I hope you find this all interesting. I’ll be sharing some more analysis about other FLOSS projects. I’m currently working on Pylons, Twisted, and Trac. I thought about doing Zope but my computer begged for mercy. Stay tuned!

A Theory on IBM’s Sun Buyout

With regards to SUN’s buyout by IBM, it stuck me as odd that IBM would offer $7Billion for a company which it has alot of overlap with. Both IBM and SUN sell servers, both are also familiar to the OpenSource scene and should have no problem benefiting from one another’s expertise in software. So why would IBM offer to buyout SUN then withdraw?

Well here’s my theory

I think this is a move by IBM who might feel currently threatened by Cisco’s recent entry into the server business. Initially they might have thought they could buyout SUN and prevent Cisco from acquiring them, but they weren’t willing to pay the full price because they know they will not benefit from Sun. So the plan is to make it difficult for Cisco to buy SUN out given the low and crazy valuation set by the marketplace.
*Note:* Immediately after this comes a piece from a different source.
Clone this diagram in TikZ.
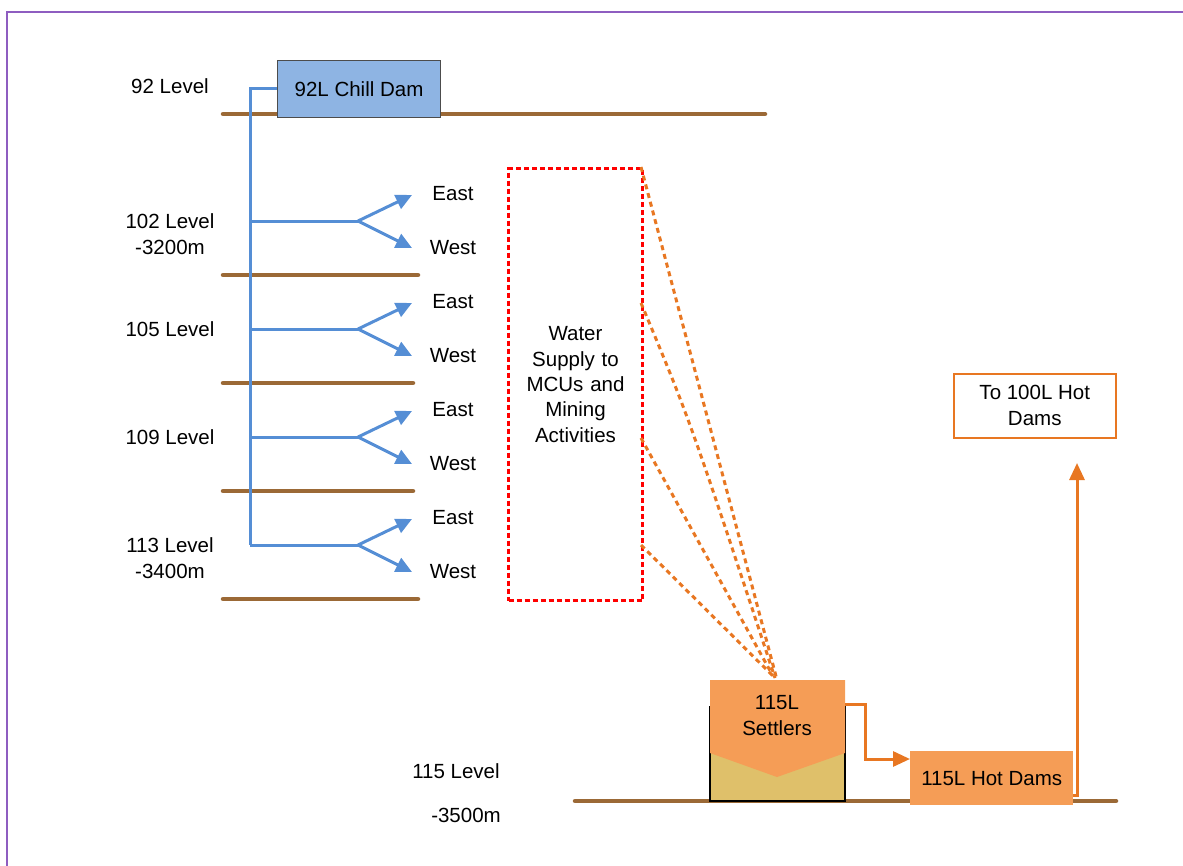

After IBM’s move, Cisco will have to beat IBM’s offer before they can buyout SUN. IBM’s plan is to make a dent in their foes balance sheet, so they would be less effective in their competition. If the move would deter likely suitors from the buyout, then this would be a blessing for IBM.

My prediction is A buyout will occur from either Cisco, for the server expertise, or Oracle, for the service and software talent (anyone for OracleDB + ZFS + Oracle Sparc Servers). Both companies have good synergies with Sun and the resources to buy them out.

Is this different from MS, Yahoo buyout?

yes! Sun could afford to play hard to get because, unlike yahoo, they have two suitors who are better than IBM. Yahoo only had MS, and to this day I don’t see how the two companies could function as a unit.

Disclaimer: The idea was born out of a discussion I had on /., I also don’t own JAVA,IBM,CSCO, or ORCL stocks, but seriously considering JAVA should it drop further.

Tinyurl Paranoia

Am I being paranoid, or can tinyurl be used to hide links that people would usually know will lead them to malicious content?